Friday 9 September 2011

FILM REVIEW: PAGE ONE: A YEAR INSIDE THE NEW YORK TIMES

Madman Films
Now Showing




Call it ironic or prescient but on my way to the screening of Page One, the documentary chronicling a year at The New York Times as it struggles to remain relevant and commercially viable in the new media world order, I discovered the closure of a(nother) bookstore.

The screening was being held at the Dendy Newtown, and whilst walking along King Street I realised that the Elizabeth's Secondhand Bookstore, which had been a Newtown fixture for as long as I could remember, had been replaced by a(nother) Pie Face franchise.

Not that disappearing bookstores are uncommon nowadays - sadly, it seems to be an all-too-frequent occurrence - but surely there is still a market, even as we venture further and further down the rabbit hole that is the digital age, for pre-loved books, no? Just as there is/should remain a market for print journalism.

Page One, directed by Andrew Rossi, concerns itself with The New York Times doing battle in a world which increasingly goes online for its news, and expects that news to be free. In 2009, in the wake of the global financial crisis and as other long established American newspapers folded, The NYT had to lay-off 100 workers.

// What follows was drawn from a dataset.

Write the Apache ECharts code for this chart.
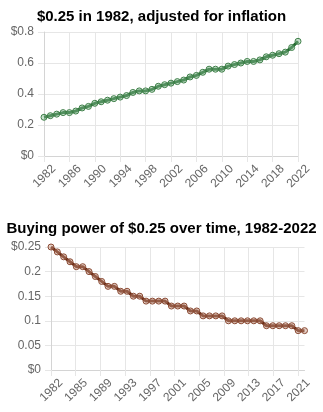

Not that the doco depicts the internet as the big evil but its protagonists, namely columnist David Carr, argue rather convincingly that getting it right is far more important than being first. He also points out that even as the likes of Twitter and aggregated news sites become peoples' preferred daily news sources, without traditional media sources such as the NYT, a lot of these sites have nothing.

Twitter might be able to spread the word faster and more immediately than a paper which has to wait until the next day to drop, but the new media won't always have the depth of analysis, or even the professionalism of a broadsheet. And there remains a distinction, however increasingly small it is becoming, between fact and opinion.

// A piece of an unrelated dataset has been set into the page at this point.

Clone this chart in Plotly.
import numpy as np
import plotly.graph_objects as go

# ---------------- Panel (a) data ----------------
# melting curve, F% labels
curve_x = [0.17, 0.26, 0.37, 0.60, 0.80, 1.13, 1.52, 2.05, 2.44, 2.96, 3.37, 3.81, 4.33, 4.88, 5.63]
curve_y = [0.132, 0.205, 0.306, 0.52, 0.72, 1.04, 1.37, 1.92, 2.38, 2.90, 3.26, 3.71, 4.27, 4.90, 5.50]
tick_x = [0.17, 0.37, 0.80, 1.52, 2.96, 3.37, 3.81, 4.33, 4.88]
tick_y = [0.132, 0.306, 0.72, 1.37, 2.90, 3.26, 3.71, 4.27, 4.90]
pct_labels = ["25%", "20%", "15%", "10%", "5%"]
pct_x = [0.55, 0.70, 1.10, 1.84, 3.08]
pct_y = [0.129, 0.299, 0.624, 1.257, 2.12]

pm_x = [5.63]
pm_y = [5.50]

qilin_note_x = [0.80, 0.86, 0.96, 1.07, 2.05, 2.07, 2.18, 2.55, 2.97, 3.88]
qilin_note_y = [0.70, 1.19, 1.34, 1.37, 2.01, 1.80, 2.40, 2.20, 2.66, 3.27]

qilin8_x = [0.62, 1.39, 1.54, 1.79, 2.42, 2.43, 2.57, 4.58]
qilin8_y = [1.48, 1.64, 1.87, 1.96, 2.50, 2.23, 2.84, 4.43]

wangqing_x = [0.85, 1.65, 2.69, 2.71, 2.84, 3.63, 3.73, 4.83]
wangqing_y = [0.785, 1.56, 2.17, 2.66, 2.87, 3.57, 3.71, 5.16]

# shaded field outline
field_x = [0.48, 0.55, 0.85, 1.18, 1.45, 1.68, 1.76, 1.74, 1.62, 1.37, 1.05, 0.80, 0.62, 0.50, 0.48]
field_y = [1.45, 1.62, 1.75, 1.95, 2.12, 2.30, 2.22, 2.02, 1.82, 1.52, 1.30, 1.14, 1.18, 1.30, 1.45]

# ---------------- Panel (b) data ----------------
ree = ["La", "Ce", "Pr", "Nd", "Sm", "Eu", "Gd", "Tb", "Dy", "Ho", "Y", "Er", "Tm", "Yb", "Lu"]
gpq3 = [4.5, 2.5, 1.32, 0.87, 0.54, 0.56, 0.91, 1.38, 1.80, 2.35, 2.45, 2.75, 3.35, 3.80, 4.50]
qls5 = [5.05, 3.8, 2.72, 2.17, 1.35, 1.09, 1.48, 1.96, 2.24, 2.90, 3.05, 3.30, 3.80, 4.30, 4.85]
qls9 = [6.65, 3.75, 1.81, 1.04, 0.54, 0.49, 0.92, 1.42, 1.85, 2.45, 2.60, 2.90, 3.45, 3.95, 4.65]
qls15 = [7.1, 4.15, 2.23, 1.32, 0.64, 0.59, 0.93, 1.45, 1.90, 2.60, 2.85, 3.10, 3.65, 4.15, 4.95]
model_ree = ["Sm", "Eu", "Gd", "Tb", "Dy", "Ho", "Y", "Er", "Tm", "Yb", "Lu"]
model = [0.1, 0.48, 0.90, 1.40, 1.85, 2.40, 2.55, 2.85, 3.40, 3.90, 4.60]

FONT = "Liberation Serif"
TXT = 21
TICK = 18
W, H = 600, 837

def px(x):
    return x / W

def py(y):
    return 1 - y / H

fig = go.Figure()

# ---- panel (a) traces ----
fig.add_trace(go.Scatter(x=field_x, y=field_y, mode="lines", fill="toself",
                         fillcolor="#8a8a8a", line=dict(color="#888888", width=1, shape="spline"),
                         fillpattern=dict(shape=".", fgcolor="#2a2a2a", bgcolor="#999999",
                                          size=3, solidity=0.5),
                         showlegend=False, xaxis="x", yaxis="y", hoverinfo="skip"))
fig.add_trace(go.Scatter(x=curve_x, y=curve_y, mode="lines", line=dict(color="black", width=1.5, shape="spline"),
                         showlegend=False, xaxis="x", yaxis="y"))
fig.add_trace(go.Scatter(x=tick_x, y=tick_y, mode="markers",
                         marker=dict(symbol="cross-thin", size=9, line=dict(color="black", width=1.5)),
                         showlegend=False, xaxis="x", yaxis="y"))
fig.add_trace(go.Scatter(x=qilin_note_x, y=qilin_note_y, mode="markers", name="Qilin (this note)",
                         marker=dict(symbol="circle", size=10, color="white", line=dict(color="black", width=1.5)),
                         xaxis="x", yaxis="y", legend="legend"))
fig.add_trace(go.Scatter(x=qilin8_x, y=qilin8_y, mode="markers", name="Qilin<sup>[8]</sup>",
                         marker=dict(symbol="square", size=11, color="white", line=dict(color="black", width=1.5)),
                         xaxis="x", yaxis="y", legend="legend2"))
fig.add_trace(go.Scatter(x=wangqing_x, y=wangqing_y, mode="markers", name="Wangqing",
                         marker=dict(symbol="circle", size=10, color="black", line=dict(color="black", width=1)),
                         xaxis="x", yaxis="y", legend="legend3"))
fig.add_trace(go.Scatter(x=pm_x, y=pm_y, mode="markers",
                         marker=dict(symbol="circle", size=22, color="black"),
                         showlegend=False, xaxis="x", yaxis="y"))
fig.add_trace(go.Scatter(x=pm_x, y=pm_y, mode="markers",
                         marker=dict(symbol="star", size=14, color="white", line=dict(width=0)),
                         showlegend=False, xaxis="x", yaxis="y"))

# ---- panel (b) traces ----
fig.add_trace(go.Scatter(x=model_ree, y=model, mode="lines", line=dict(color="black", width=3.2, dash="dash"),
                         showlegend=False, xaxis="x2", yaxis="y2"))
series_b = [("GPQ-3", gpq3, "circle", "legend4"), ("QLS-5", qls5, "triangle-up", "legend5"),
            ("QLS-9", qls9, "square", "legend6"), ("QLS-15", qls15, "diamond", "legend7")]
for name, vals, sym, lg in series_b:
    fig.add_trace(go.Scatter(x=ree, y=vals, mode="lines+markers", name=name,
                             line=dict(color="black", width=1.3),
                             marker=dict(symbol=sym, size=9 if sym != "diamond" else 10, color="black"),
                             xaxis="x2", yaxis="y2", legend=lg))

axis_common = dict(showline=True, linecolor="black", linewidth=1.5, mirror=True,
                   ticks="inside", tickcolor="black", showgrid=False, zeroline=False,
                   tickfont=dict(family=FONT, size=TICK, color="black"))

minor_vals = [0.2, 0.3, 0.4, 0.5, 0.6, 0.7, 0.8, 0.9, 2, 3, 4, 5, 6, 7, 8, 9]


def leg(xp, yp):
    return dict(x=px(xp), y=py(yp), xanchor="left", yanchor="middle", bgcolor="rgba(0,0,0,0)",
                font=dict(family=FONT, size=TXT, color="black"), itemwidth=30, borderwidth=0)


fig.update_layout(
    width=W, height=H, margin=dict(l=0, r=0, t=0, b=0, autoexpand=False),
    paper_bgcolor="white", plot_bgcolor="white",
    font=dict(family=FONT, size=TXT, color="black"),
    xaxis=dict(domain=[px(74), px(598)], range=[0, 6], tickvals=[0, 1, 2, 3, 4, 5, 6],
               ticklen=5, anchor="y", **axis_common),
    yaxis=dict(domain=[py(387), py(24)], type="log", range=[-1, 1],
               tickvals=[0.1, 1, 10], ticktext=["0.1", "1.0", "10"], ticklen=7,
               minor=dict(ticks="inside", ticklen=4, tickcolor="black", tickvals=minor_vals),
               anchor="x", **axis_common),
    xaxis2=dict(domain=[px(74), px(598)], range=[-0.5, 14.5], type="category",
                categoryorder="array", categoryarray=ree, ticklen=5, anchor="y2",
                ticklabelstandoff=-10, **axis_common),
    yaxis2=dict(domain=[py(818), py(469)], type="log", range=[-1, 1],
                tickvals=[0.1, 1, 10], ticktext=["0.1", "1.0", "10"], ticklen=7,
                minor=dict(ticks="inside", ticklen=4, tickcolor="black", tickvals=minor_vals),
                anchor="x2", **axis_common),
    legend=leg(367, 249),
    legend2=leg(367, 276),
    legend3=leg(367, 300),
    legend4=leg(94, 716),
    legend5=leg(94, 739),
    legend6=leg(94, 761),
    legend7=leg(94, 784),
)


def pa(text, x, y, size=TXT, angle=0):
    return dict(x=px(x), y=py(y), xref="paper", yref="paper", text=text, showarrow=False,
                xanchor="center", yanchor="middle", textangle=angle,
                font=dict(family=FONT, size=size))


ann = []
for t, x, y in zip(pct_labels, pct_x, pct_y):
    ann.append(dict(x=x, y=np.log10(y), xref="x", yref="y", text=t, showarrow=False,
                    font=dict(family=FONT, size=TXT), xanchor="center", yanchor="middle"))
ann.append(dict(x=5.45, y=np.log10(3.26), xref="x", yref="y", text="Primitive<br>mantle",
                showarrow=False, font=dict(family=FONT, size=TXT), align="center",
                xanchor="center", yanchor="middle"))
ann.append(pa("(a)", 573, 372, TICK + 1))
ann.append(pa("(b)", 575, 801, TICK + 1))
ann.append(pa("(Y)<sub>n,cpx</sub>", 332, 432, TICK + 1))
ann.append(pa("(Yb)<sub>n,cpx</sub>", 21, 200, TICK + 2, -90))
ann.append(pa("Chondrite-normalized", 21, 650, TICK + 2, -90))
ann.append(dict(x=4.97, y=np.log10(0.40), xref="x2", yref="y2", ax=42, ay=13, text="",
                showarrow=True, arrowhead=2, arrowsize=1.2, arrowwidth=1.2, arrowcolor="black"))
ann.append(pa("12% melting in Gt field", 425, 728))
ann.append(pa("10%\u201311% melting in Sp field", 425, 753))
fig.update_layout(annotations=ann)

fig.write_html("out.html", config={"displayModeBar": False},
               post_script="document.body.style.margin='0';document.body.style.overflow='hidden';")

Then there's Wikileaks, which fortuitously for Rossi and his team, made their mark during the filming of the doco by releasing hundreds of cables related to the United States' involvement in Afghanistan and Iraq. WikiLeaks chose to share some of these cables with The New York Times and other respected international newspapers; an uneasy alliance for the team at the NYT news desk: are they part of the problem or the solution?

Page One should provide the same thrill for journalists and writers which The September Issue did for fashionistas. I enjoyed (much to my surprise) that latter documentary a lot - I'm not the least bit interested in fashion - but Page One is much more in my wheelhouse; I could watch a series on the day-to-day workings of The New York Times (here's looking at you ABC, SBS et al).

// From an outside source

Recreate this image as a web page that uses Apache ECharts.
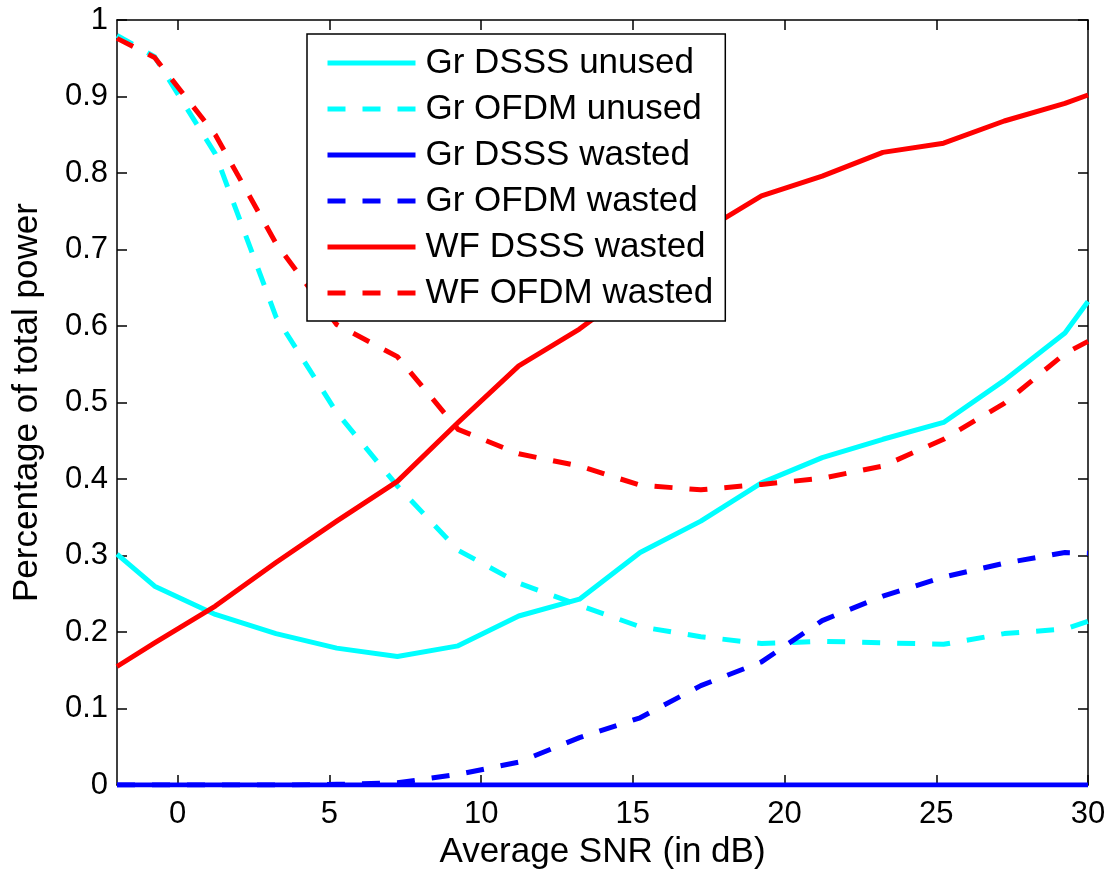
<!DOCTYPE html>
<html>
<head>
<meta charset="utf-8">
<script src="https://cdn.jsdelivr.net/npm/echarts@6/dist/echarts.min.js"></script>
<style>
  html, body { margin: 0; padding: 0; background: #fff; }
  #chart { width: 1112px; height: 875px; }
</style>
</head>
<body>
<div id="chart"></div>
<script>
// Average SNR (dB) at which each curve is sampled
const snr = [-2, -0.76, 1.24, 3.24, 5.24, 7.24, 9.24, 11.24, 13.24, 15.24, 17.24, 19.24, 21.24, 23.24, 25.24, 27.24, 29.24, 30];

// Fraction of total power per scheme
const grDsssUnused = [0.302, 0.26, 0.223, 0.198, 0.179, 0.168, 0.182, 0.221, 0.243, 0.304, 0.345, 0.395, 0.428, 0.452, 0.474, 0.529, 0.591, 0.632];
const grOfdmUnused = [0.98, 0.952, 0.825, 0.612, 0.487, 0.391, 0.307, 0.264, 0.235, 0.207, 0.194, 0.185, 0.188, 0.186, 0.184, 0.198, 0.204, 0.214];
const grDsssWasted = [0, 0, 0, 0, 0, 0, 0, 0, 0, 0, 0, 0, 0, 0, 0, 0, 0, 0];
const grOfdmWasted = [0, 0, 0, 0, 0.001, 0.003, 0.014, 0.03, 0.062, 0.088, 0.13, 0.161, 0.215, 0.247, 0.272, 0.29, 0.304, 0.303];
const wfDsssWasted = [0.155, 0.186, 0.234, 0.291, 0.345, 0.397, 0.474, 0.548, 0.596, 0.655, 0.722, 0.77, 0.796, 0.827, 0.839, 0.868, 0.891, 0.902];
const wfOfdmWasted = [0.976, 0.951, 0.85, 0.708, 0.602, 0.56, 0.465, 0.433, 0.417, 0.392, 0.386, 0.393, 0.401, 0.417, 0.452, 0.499, 0.564, 0.58];

const seriesNames = ['Gr DSSS unused', 'Gr OFDM unused', 'Gr DSSS wasted', 'Gr OFDM wasted', 'WF DSSS wasted', 'WF OFDM wasted'];

// Tick labels
const xTicks = [0, 5, 10, 15, 20, 25, 30];
const yTickLabels = ['0', '0.1', '0.2', '0.3', '0.4', '0.5', '0.6', '0.7', '0.8', '0.9', '1'];

const FONT = 'Liberation Sans, Arial, Helvetica, sans-serif';
const LW = 5;
const DASH = [18, 17];

function pairs(arr) {
  return snr.map((x, i) => [x, arr[i]]);
}

function lineSeries(name, arr, color, dashed) {
  return {
    name: name,
    type: 'line',
    data: pairs(arr),
    symbol: 'none',
    showSymbol: false,
    clip: true,
    lineStyle: { color: color, width: LW, type: dashed ? DASH : 'solid', cap: 'butt', join: 'round' },
    itemStyle: { color: color },
    emphasis: { disabled: true },
    silent: true
  };
}

const chart = echarts.init(document.getElementById('chart'), null, { renderer: 'canvas' });

const frameLine = { show: true, onZero: false, lineStyle: { color: '#000', width: 1.5 } };

chart.setOption({
  animation: false,
  backgroundColor: '#fff',
  textStyle: { fontFamily: FONT },
  grid: { left: 117, right: 24, top: 20, bottom: 89, containLabel: false },
  legend: {
    orient: 'vertical',
    left: 307,
    top: 34,
    data: seriesNames,
    itemWidth: 88,
    itemHeight: 20,
    itemGap: 10,
    padding: [11, 12, 10, 18],
    backgroundColor: '#fff',
    borderColor: '#000',
    borderWidth: 1.5,
    borderRadius: 0,
    // line sample only, no marker in the middle
    itemStyle: { color: 'rgba(0,0,0,0)', borderWidth: 0, opacity: 0 },
    lineStyle: { width: LW },
    textStyle: { fontFamily: FONT, fontSize: 35, color: '#000', lineHeight: 36, padding: [0, 0, 0, 5] },
    selectedMode: false
  },
  xAxis: [
    {
      type: 'value', position: 'bottom', min: -2, max: 30,
      name: 'Average SNR (in dB)', nameLocation: 'middle', nameGap: 44,
      nameTextStyle: { fontFamily: FONT, fontSize: 35, color: '#000' },
      axisLine: frameLine,
      axisTick: { show: true, inside: true, length: 10, customValues: xTicks, lineStyle: { color: '#000', width: 1.5 } },
      axisLabel: { show: true, customValues: xTicks, margin: 14, fontFamily: FONT, fontSize: 31, color: '#000' },
      splitLine: { show: false }
    },
    {
      type: 'value', position: 'top', min: -2, max: 30,
      axisLine: frameLine,
      axisTick: { show: true, inside: true, length: 10, customValues: xTicks, lineStyle: { color: '#000', width: 1.5 } },
      axisLabel: { show: false },
      splitLine: { show: false }
    }
  ],
  yAxis: [
    {
      type: 'value', position: 'left', min: 0, max: 1, interval: 0.1,
      name: 'Percentage of total power', nameLocation: 'middle', nameGap: 72,
      nameTextStyle: { fontFamily: FONT, fontSize: 35, color: '#000' },
      axisLine: frameLine,
      axisTick: { show: true, inside: true, length: 10, lineStyle: { color: '#000', width: 1.5 } },
      axisLabel: {
        show: true, margin: 9, fontFamily: FONT, fontSize: 31, color: '#000',
        formatter: v => yTickLabels[Math.round(v * 10)]
      },
      splitLine: { show: false }
    },
    {
      type: 'value', position: 'right', min: 0, max: 1, interval: 0.1,
      axisLine: frameLine,
      axisTick: { show: true, inside: true, length: 10, lineStyle: { color: '#000', width: 1.5 } },
      axisLabel: { show: false },
      splitLine: { show: false }
    }
  ],
  series: [
    lineSeries(seriesNames[0], grDsssUnused, '#00ffff', false),
    lineSeries(seriesNames[1], grOfdmUnused, '#00ffff', true),
    lineSeries(seriesNames[2], grDsssWasted, '#0000ff', false),
    lineSeries(seriesNames[3], grOfdmWasted, '#0000ff', true),
    lineSeries(seriesNames[4], wfDsssWasted, '#ff0000', false),
    lineSeries(seriesNames[5], wfOfdmWasted, '#ff0000', true)
  ]
});
</script>
</body>
</html>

And give me David Carr over Anna Wintour any day. The direct, deceptively curmudgeonly but no doubt heartfelt Carr (think an older, emaciated Paul Giamatti) staunchly defends both the NYT and print journalism, challenging the rise of new media (though he does concede his respect for the reach an impact of Twitter) and exposing those who have wreaked havoc on his profession and its institutions from within, namely the financial powers-that-be at The Los Angeles Times.

2011 has been an exceptional year for documentaries, with plenty more still to come in the next three months. And Page One: A Year Inside The New York Times is one of the better ones, specially if you have the slightest interest in journalism, media or the printed word.